Where the string "this" occurs in the material below, report the whole line.

┄┄┄┄┄┄

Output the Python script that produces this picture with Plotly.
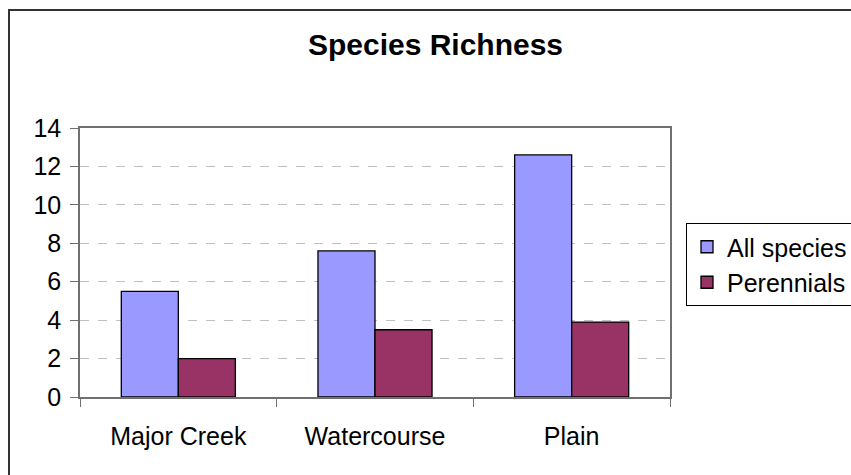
import plotly.graph_objects as go

categories = ["Major Creek", "Watercourse", "Plain"]
all_species = [5.5, 7.6, 12.6]
perennials = [2.0, 3.5, 3.9]
y_ticks = [0, 2, 4, 6, 8, 10, 12, 14]

font_family = "Liberation Sans, Arial, sans-serif"

fig = go.Figure()
fig.add_trace(go.Bar(x=categories, y=all_species, name="All species",
                     marker=dict(color="#9999FF", line=dict(color="black", width=1.3))))
fig.add_trace(go.Bar(x=categories, y=perennials, name="Perennials",
                     marker=dict(color="#993366", line=dict(color="black", width=1.3))))

fig.update_layout(
    width=851, height=475,
    margin=dict(l=80, r=181, t=128, b=78, autoexpand=False),
    paper_bgcolor="white", plot_bgcolor="white",
    barmode="group", bargap=0.42, bargroupgap=0,
    font=dict(family=font_family, size=25, color="black"),
    title=dict(text="<b>Species Richness</b>", x=435.5/851, xanchor="center",
               y=1 - 44/475, yanchor="middle", font=dict(size=30, family=font_family)),
    legend=dict(x=(686-80)/590, y=(397-223)/269, xanchor="left", yanchor="top",
                bordercolor="black", borderwidth=1, bgcolor="white",
                font=dict(size=25), tracegroupgap=0),
    showlegend=True,
)
fig.update_xaxes(showline=True, linecolor="#707070", linewidth=1.5, mirror=True,
                 ticks="outside", tickson="boundaries", ticklen=8, tickcolor="#707070",
                 ticklabelstandoff=16, showgrid=False)
fig.update_yaxes(range=[0, 14], tickvals=y_ticks, showline=True, linecolor="#707070",
                 linewidth=1.5, mirror=True, ticks="outside", ticklen=8, tickcolor="#707070",
                 ticklabelstandoff=4,
                 showgrid=True, gridcolor="#c0c0c0", griddash="dash", gridwidth=1,
                 zeroline=False)
fig.add_shape(type="rect", xref="paper", yref="paper",
              x0=(9-80)/590, x1=1.6, y0=-0.6, y1=(397-10)/269,
              line=dict(color="#333333", width=2), layer="below")
fig.write_html("out.html", config={"displayModeBar": False},
               post_script="document.body.style.margin='0px';")
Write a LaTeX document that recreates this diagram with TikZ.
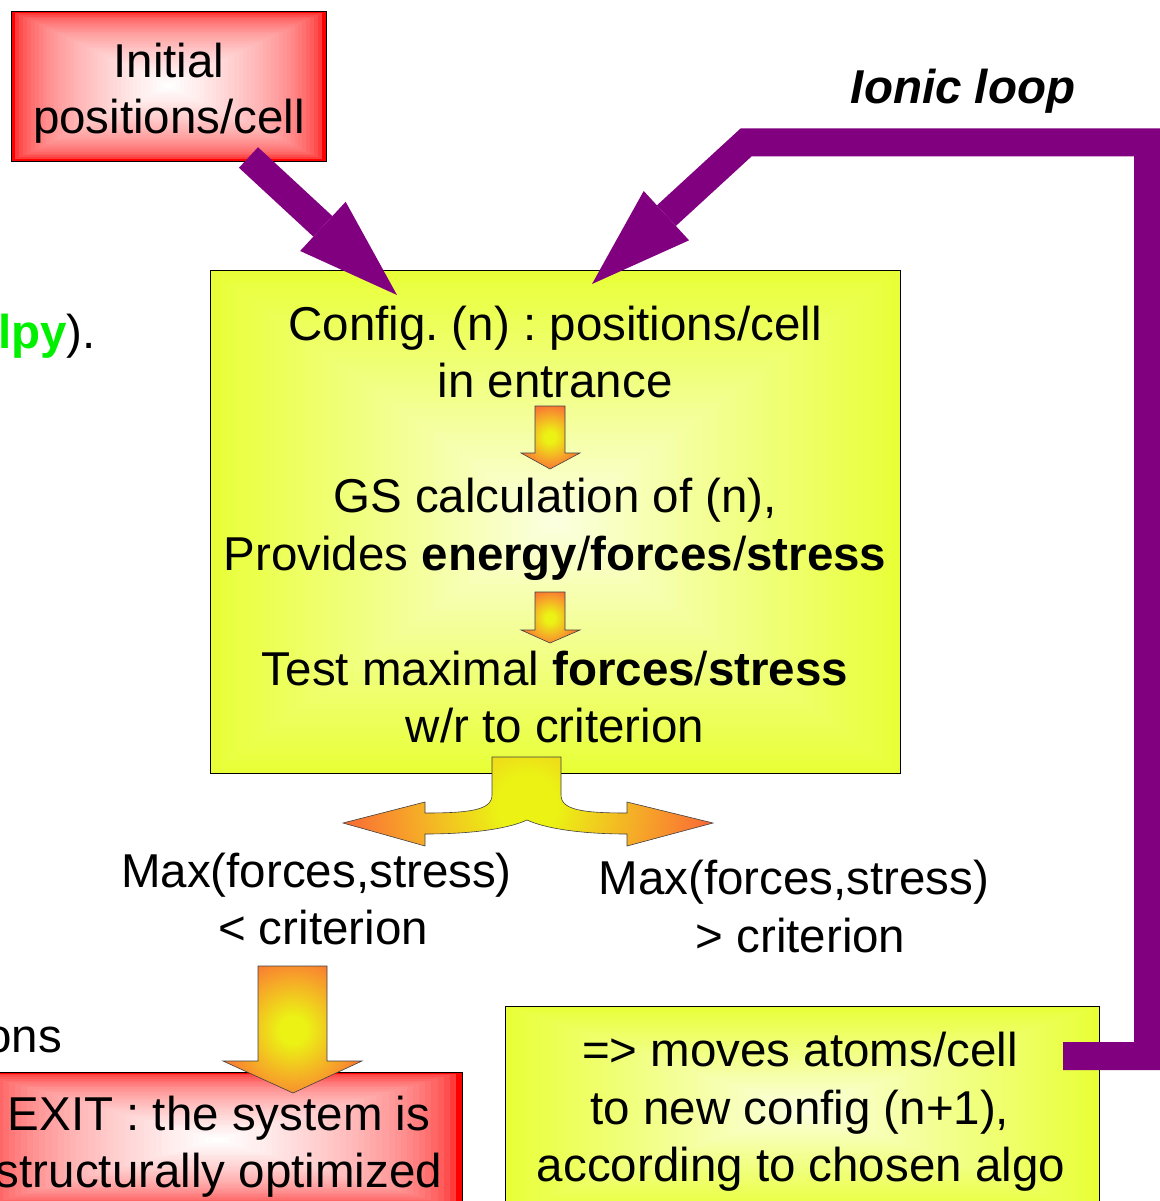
\documentclass[tikz,border=0pt]{standalone}
\usepackage{fontspec}
\setmainfont{Liberation Sans}
\frenchspacing
\usetikzlibrary{calc,arrows.meta}
\definecolor{lpurple}{RGB}{128,0,128}
\definecolor{redEdge}{RGB}{255,0,0}
\definecolor{redMid}{RGB}{255,255,255}
\definecolor{yelEdge}{RGB}{232,255,56}
\definecolor{yelMid}{RGB}{252,255,222}
\definecolor{gA}{RGB}{235,242,20}
\definecolor{gB}{RGB}{246,168,40}
\definecolor{gC}{RGB}{250,100,55}
\definecolor{lgreen}{RGB}{0,240,0}
\pgfdeclareradialshading{glow}{\pgfpoint{0bp}{0bp}}{color(0bp)=(gA); color(4bp)=(gA); color(15bp)=(gB); color(25bp)=(gC); color(50bp)=(gC)}
\tikzset{
  rgrad/.style n args={3}{path picture={
    \foreach \i in {0,...,39}{
      \pgfmathsetmacro\gradT{\i/40}
      \pgfmathsetmacro\gradP{100*(\i/39)^#3}
      \fill[fill={#2!\gradP!#1}] ($(path picture bounding box.south west)!\gradT!(path picture bounding box.center)$) rectangle ($(path picture bounding box.north east)!\gradT!(path picture bounding box.center)$);
    }}},
  box/.style={draw=black, line width=0.9pt, inner sep=0pt, outer sep=0pt},
  txt/.style={font=\fontsize{47.5pt}{57pt}\selectfont, inner sep=0pt, anchor=base},
  glowline/.style={draw=black!75, line width=0.6pt},
  fat/.style={draw=lpurple, line width=28pt, line join=miter, -{Triangle[length=101pt,width=67pt,line width=0pt]}}
}
\begin{document}
\begin{tikzpicture}[x=1pt,y=-1pt]
\useasboundingbox (0,0) rectangle (1159,1201);

% boxes
\node[box, rgrad={redEdge}{redMid}{0.4}, minimum width=315pt, minimum height=150pt] (init) at (168.5,86) {};
\node[box, rgrad={yelEdge}{yelMid}{1}, minimum width=690pt, minimum height=503pt] (cfg) at (555,521.5) {};
\node[box, rgrad={redEdge}{redMid}{0.4}, minimum width=490pt, minimum height=136pt] (exitb) at (217,1140) {};
\node[box, rgrad={yelEdge}{yelMid}{1}, minimum width=594pt, minimum height=206pt] (move) at (802,1109) {};

% texts in initial box
\node[txt] (i1) at (169,78) {Initial};
\node[txt] (i2) at (169,134) {positions/cell};

% texts in config box
\node[txt] (c1) at (555,340) {Config. (n) : positions/cell};
\node[txt] (c2) at (555,397) {in entrance};
\node[txt] (c3) at (555,512) {GS calculation of (n),};
\node[txt] (c4) at (555,570) {Provides \textbf{energy}/\textbf{forces}/\textbf{stress}};
\node[txt] (c5) at (555,685) {Test maximal \textbf{forces}/\textbf{stress}};
\node[txt] (c6) at (555,742) {w/r to criterion};

% small arrows inside config box
\draw[glowline, path picture={\shade[shading=glow] (550,437) circle[radius=36pt];}]
  (535,406) -- (565,406) -- (565,453) -- (580,453) -- (550,469) -- (521,453) -- (535,453) -- cycle;
\draw[glowline, path picture={\shade[shading=glow] (550,618) circle[radius=32pt];}]
  (535,592) -- (565,592) -- (565,630) -- (580,630) -- (550,643) -- (521,630) -- (535,630) -- cycle;

% fork arrow
\draw[glowline, path picture={\shade[shading=glow] (527,805) circle[radius=190pt];}]
  (492,757) -- (492,795) .. controls (492,810) and (470,813) .. (425,813) -- (425,802) -- (343,823) -- (425,846) -- (425,834)
  .. controls (475,834) and (510,828) .. (527,820) .. controls (544,828) and (579,834) .. (627,834)
  -- (627,846) -- (713,823) -- (627,802) -- (627,813) .. controls (583,813) and (561,810) .. (561,795) -- (561,757) -- cycle;

% branch labels
\node[txt] (l1) at (316.5,887) {Max(forces,stress)};
\node[txt] (l2) at (323,944) {< criterion};
\node[txt] (r1) at (794,894) {Max(forces,stress)};
\node[txt] (r2) at (800.5,952) {> criterion};

% big down arrow
\draw[glowline, path picture={\shade[shading=glow] (293,1030) circle[radius=85pt];}]
  (258,966) -- (327,966) -- (327,1061) -- (362,1061) -- (293,1093) -- (223,1061) -- (258,1061) -- cycle;

% exit text
\node[txt] (e1) at (219,1130) {EXIT : the system is};
\node[txt] (e2) at (219,1187) {structurally optimized};

% move text
\node[txt] (m1) at (800,1066) {=> moves atoms/cell};
\node[txt] (m2) at (800,1124) {to new config (n+1),};
\node[txt] (m3) at (801,1181) {according to chosen algo};

% partial texts at left
\node[txt, anchor=base east] (lpy) at (96,348) {\textcolor{lgreen}{\textbf{lpy}}).};
\node[txt, anchor=base east] (ons) at (62,1052) {ons};

% ionic loop label
\node[txt] (ionic) at (963,104) {\bfseries\itshape Ionic loop};

% purple connectors
\coordinate (a1s) at (248.5,157.5);
\coordinate (a1e) at (397,295);
\draw[fat] (a1s) -- (a1e);

\coordinate (ls) at (1063,1056);
\coordinate (le) at (592,284);
\draw[fat] (ls) -- (1148,1056) -- (1148,142.5) -- (746,142.5) -- (le);
\end{tikzpicture}
\end{document}
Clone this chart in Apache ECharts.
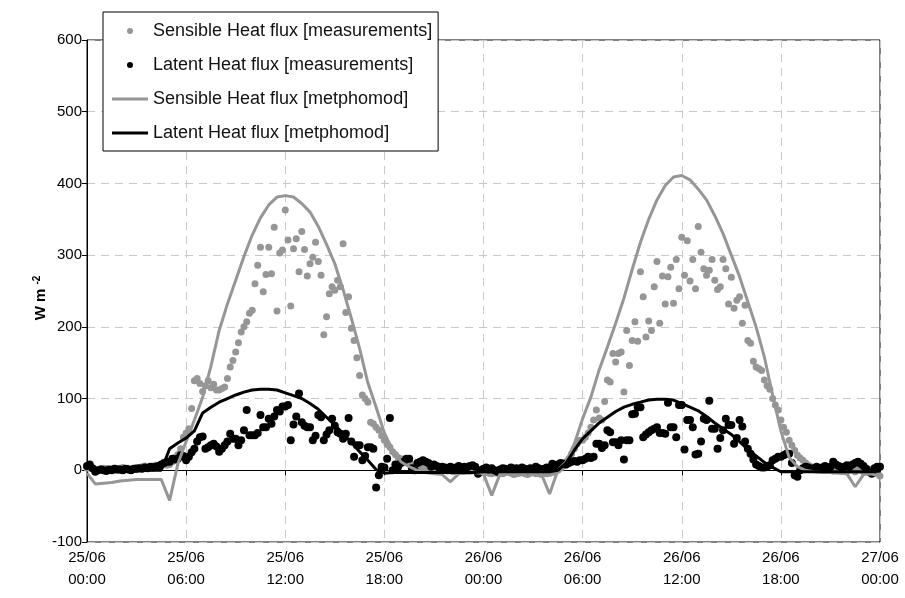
<!DOCTYPE html>
<html>
<head>
<meta charset="utf-8">
<script src="https://cdn.jsdelivr.net/npm/echarts@6/dist/echarts.min.js"></script>
<style>
  html, body { margin: 0; padding: 0; background: #fff; }
  #chart { width: 905px; height: 598px; }
</style>
</head>
<body>
<div id="chart"></div>
<script>
// time axis: hours since 25/06 00:00, ticks every 6 h
const xTicks = [0, 6, 12, 18, 24, 30, 36, 42, 48];
const yTicks = [-100, 0, 100, 200, 300, 400, 500, 600];

// measurements every 10 min (6 values per hour row), W m-2
const sensibleMeas = [
  3, 5, 2, 1, 0, 2,            // 25/06 00h
  3, 2, 1, 2, 3, 2,
  3, 4, 2, 3, 1, 2,
  4, 3, 5, 6, 4, 5,
  6, 7, 5, 8, 9, 7,
  8, 12, 18, 22, 30, 46,
  52, 58, 86, 125, 128, 121,   // 06h
  110, 118, 125, 115, 120, 112,
  112, 114, 116, 128, 144, 153,
  165, 178, 193, 200, 207, 219,
  223, 260, 286, 311, 249, 273,
  311, 274, 339, 222, 303, 307,
  363, 321, 229, 309, 323, 277, // 12h
  333, 308, 271, 288, 297, 318,
  291, 272, 189, 214, 246, 256,
  251, 265, 256, 316, 220, 242,
  198, 181, 157, 132, 105, 100,
  95, 67, 65, 60, 56, 48,
  42, 36, 32, 26, 22, 18,      // 18h
  16, 14, 12, 10, 8, 6,
  5, 4, 3, 2, 3, 2,
  1, 0, 2, 1, 0, -1,
  0, -2, -1, 0, 1, -1,
  0, -1, 1, 0, -2, -1,
  -3, -2, -4, -5, -3, -4,      // 26/06 00h
  -4, -5, -3, -2, -4, -6,
  -5, -4, -3, -5, -6, -4,
  -3, -5, -4, -6, -4, -5,
  -4, -3, -2, 0, 3, 6,
  12, 16, 23, 30, 37, 42,
  42, 46, 52, 60, 70, 84,      // 06h
  73, 70, 96, 126, 123, 163,
  151, 163, 165, 109, 195, 146,
  181, 207, 180, 277, 242, 186,
  208, 195, 256, 291, 205, 271,
  232, 270, 283, 233, 294, 253,
  325, 272, 320, 264, 294, 253, // 12h
  340, 304, 281, 272, 279, 294,
  265, 252, 256, 294, 281, 232,
  269, 226, 237, 242, 205, 230,
  181, 177, 152, 144, 142, 139,
  126, 118, 113, 100, 91, 84,
  70, 60, 53, 42, 35, 28,      // 18h
  21, 17, 14, 10, 7, 5,
  4, 3, 2, 1, 2, 0,
  1, -1, 0, 2, 1, 0,
  -1, 0, 2, -2, 0, 1,
  -2, 0, 1, -1, -3, -5,
  -8                            // 27/06 00h
];

const latentMeas = [
  6, 8, 3, -2, 0, 1,           // 25/06 00h
  0, -1, 1, 0, 2, 1,
  1, 0, 2, 1, 0, 2,
  2, 3, 2, 4, 3, 5,
  4, 5, 6, 8, 10, 12,
  12, 16, 15, 16, 21, 20,
  14, 19, 25, 30, 40, 46,      // 06h
  47, 30, 32, 35, 37, 33,
  26, 30, 35, 40, 51, 44,
  44, 35, 42, 56, 84, 49,
  49, 49, 52, 77, 60, 60,
  72, 65, 75, 84, 82, 89,
  89, 91, 42, 64, 75, 107,     // 12h
  67, 62, 60, 60, 42, 48,
  77, 74, 42, 50, 56, 72,
  62, 53, 51, 44, 51, 73,
  40, 19, 35, 35, 14, 20,
  32, 32, 30, -24, -7, 5,
  4, 16, 73, 0, 8, 5,          // 18h
  10, 12, 16, 16, 3, 0,
  10, 12, 14, 12, 10, 5,
  8, 6, 3, 5, 4, 2,
  5, 3, 4, 6, 3, 5,
  4, 6, 7, 5, -5, 0,
  2, 4, 1, 3, 0, -2,           // 26/06 00h
  1, 3, 2, 0, 4, 2,
  3, 1, 4, 2, 0, 3,
  2, 5, 3, 1, 2, 4,
  3, 9, 6, 8, 10, 9,
  8, 10, 12, 13, 12, 14,
  14, 16, 19, 17, 19, 37,      // 06h
  37, 31, 35, 56, 53, 39,
  39, 35, 42, 15, 42, 42,
  78, 79, 88, 88, 46, 50,
  53, 56, 58, 60, 52, 52,
  51, 94, 60, 60, 46, 91,
  91, 29, 70, 70, 60, 22,      // 12h
  23, 40, 72, 70, 97, 58,
  58, 30, 45, 56, 72, 63,
  63, 37, 45, 70, 61, 40,
  30, 23, 15, 8, 6, 4,
  4, 5, 7, 14, 16, 19,
  19, 21, 23, 23, 10, -7,      // 18h
  -9, 0, 3, 5, 4, 2,
  3, 5, 2, 4, 6, 3,
  5, 12, 8, 6, 4, 5,
  7, 5, 8, 10, 12, 9,
  6, 2, -2, -5, 3, 5,
  5                             // 27/06 00h
];

// metphomod output every 30 min (2 values per hour pair)
const sensibleModel = [
  -4, -19,  -18, -17,  -15, -14,  -13, -13,  -13, -13,  -42, 9,
  40, 70,  102, 145,  195, 232,  265, 298,  328, 352,  370, 381,
  383, 381,  372, 360,  340, 315,  288, 252,  212, 170,  122, 88,
  52, 28,  12, 5,  0, -3,  -5, -6,  -16, -5,  -4, -3,
  -5, -35,  -5, -4,  -4, -3,  -4, -5,  -33, 0,  12, 37,
  72, 102,  140, 172,  205, 240,  280, 318,  350, 377,  397, 409,
  411, 405,  392, 377,  355, 330,  300, 270,  235, 200,  158, 105,
  55, 18,  5, 0,  -2, -3,  -3, -4,  -5, -23,  -6, -5,
  -9
];

const latentModel = [
  5, 0,  -2, -2,  -2, -1,  -1, 0,  0, 0,  30, 38,
  45, 55,  80, 88,  95, 100,  105, 109,  112, 113,  113, 112,
  108, 104,  100, 93,  85, 74,  63, 51,  39, 26,  14, 1,
  -4, -3,  -3, -3,  -3, -3,  -3, -3,  -3, -3,  -3, -3,
  -2, -2,  -2, -2,  -2, -2,  -2, -2,  -2, 0,  10, 28,
  44, 55,  66, 74,  82, 88,  92, 95,  98, 99,  99, 98,
  93, 88,  83, 75,  66, 58,  50, 40,  29, 20,  11, 4,
  -2, -2,  -2, -2,  -2, -2,  -2, -2,  -2, -2,  -2, -2,
  -1
];

const legendNames = [
  'Sensible Heat flux [measurements]',
  'Latent Heat flux [measurements]',
  'Sensible Heat flux [metphomod]',
  'Latent Heat flux [metphomod]'
];

// pair values with their time in hours
function withTime(values, stepHours) {
  return values.map((v, i) => [i * stepHours, v]);
}

const FONT = '"Liberation Sans", Arial, sans-serif';
const GREY = '#969696';
const LINE_ICON = 'path://M0,0H36V3H0Z';

const chart = echarts.init(document.getElementById('chart'));

const option = {
  animation: false,
  backgroundColor: '#fff',
  textStyle: { fontFamily: FONT },
  grid: {
    left: 87,
    right: 25,
    top: 40,
    bottom: 56,
    show: true,
    borderColor: '#000',
    borderWidth: 1
  },
  // y axis title, placed by hand
  graphic: [
    {
      type: 'text',
      x: 41,
      y: 298,
      rotation: Math.PI / 2,
      style: {
        text: 'W m {sup|-2}',
        fontFamily: FONT,
        fontSize: 15,
        fontWeight: 'bold',
        fill: '#000',
        align: 'center',
        verticalAlign: 'middle',
        rich: {
          sup: { fontSize: 10, fontWeight: 'bold', fontFamily: FONT, verticalAlign: 'top', fill: '#000', padding: [0, 0, 8, 0] }
        }
      }
    }
  ],
  legend: {
    orient: 'vertical',
    left: 103,
    top: 12,
    padding: [10, 6, 9, 9],
    backgroundColor: '#fff',
    borderColor: '#000',
    borderWidth: 1,
    borderRadius: 0,
    itemWidth: 36,
    itemHeight: 6,
    itemGap: 16,
    textStyle: { fontSize: 18, color: '#111', fontFamily: FONT },
    data: [
      { name: legendNames[0], icon: 'circle' },
      { name: legendNames[1], icon: 'circle' },
      { name: legendNames[2], icon: LINE_ICON },
      { name: legendNames[3], icon: LINE_ICON }
    ]
  },
  xAxis: {
    type: 'value',
    min: xTicks[0],
    max: xTicks[xTicks.length - 1],
    interval: 6,
    axisLine: { lineStyle: { color: '#000', width: 1 } },
    axisTick: { show: true, length: 5, lineStyle: { color: '#000' } },
    axisLabel: {
      fontSize: 15,
      color: '#000',
      lineHeight: 22,
      margin: 5,
      formatter: function (v) {
        const day = 25 + Math.floor(v / 24);
        const hh = String(v % 24).padStart(2, '0');
        return day + '/06\n' + hh + ':00';
      }
    },
    splitLine: { show: true, lineStyle: { color: '#c8c8c8', type: [8, 6], width: 1 } }
  },
  yAxis: {
    type: 'value',
    min: yTicks[0],
    max: yTicks[yTicks.length - 1],
    interval: 100,
    axisLine: { show: true, lineStyle: { color: '#000', width: 1 } },
    axisTick: { show: true, length: 5, lineStyle: { color: '#000' } },
    axisLabel: { fontSize: 15, color: '#000', margin: 5 },
    splitLine: { show: true, lineStyle: { color: '#c8c8c8', type: [8, 6], width: 1 } }
  },
  series: [
    {
      name: legendNames[0],
      type: 'scatter',
      data: withTime(sensibleMeas, 1 / 6),
      symbol: 'circle',
      symbolSize: 7,
      itemStyle: { color: GREY, opacity: 1 },
      z: 2
    },
    {
      name: legendNames[1],
      type: 'scatter',
      data: withTime(latentMeas, 1 / 6),
      symbol: 'circle',
      symbolSize: 8,
      itemStyle: { color: '#000', opacity: 1 },
      z: 3
    },
    {
      name: legendNames[2],
      type: 'line',
      data: withTime(sensibleModel, 0.5),
      symbol: 'none',
      lineStyle: { color: GREY, width: 3 },
      itemStyle: { color: GREY },
      z: 4
    },
    {
      name: legendNames[3],
      type: 'line',
      data: withTime(latentModel, 0.5),
      symbol: 'none',
      lineStyle: { color: '#000', width: 3 },
      itemStyle: { color: '#000' },
      z: 5
    }
  ]
};

chart.setOption(option);
</script>
</body>
</html>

┄┄┄┄┄┄

__Full solution__.
Output the Python script that produces this picture with Plotly.
Write a LaTeX document that recreates this diagram with TikZ.
Clone this chart in Apache ECharts.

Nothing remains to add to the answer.